History and Archaeology of the Sisters of Nazareth Convent

In the mid-19th century nuns arriving from France established in Nazareth new order, The Sisters of Nazareth. They bought several shops near the Church of Annunciation and began building a convent. During the development various archaeological discoveries were made, which were researched in several stages. Following a survey and review of previous archaeological reports, in 2020 archaeologist Ken Dark published a new research of the site. He is of the opinion that the site was first inhabited in the 1st century CE by a family who lived in a house with a courtyard. Shortly after, perhaps still in the 1st century, the area became a cemetery. A Jewish burial cave was recorded at the site, with several burial niches (kokhim) and a remarkably large rolling stone. Later, in the Byzantine period, an impressive church was built over the site. It had three apses, a mosaic floor and wall decorations. Dark believes that this might be the “Church of Nutrition” described by a 7th Century CE pilgrim visiting Nazareth: “..It [i.e. Nazareth] has, however, large stone buildings, and there are two very large churches, one in the centre of the city raised on two piles, where once upon a time was the house in which the Lord, our saviour, was brought up. This church then, as has been said above, is supported upon two mounds with arches between, and there is a very clear fountain underneath, between the mounds. ” (De Locis Sanctis II:26).

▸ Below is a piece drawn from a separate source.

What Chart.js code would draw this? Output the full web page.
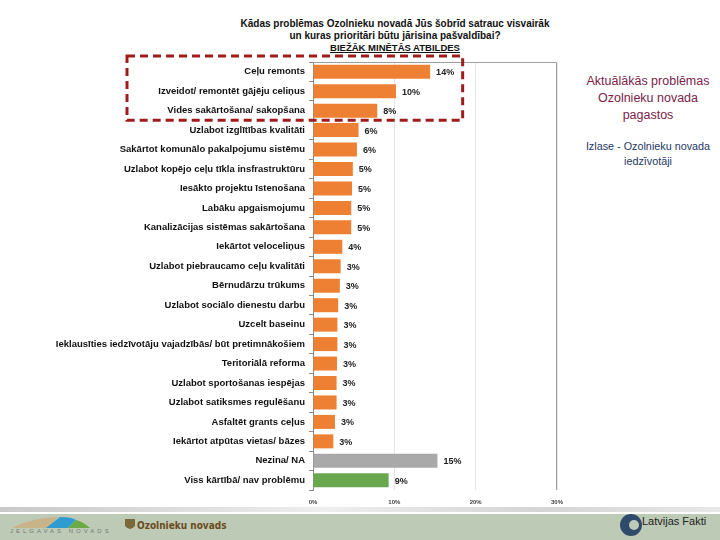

Later, in the time of the crusaders a stairway was built above the church. Dark argues that it could have been a medieval accessway to the church which was now underground. Dark concludes that one should not rule out the possibility that the 1st century house with a courtyard was the house of the Holy Family, where Jesus grew up. These conclusions were criticized by René Salm, as presented here.

Touring the Sisters of Nazareth Convent

The convent is next to the Church of Annunciation, but it is not open to the general public. A visit to the site is only available by appointment, and visitors are expected to leave a donation.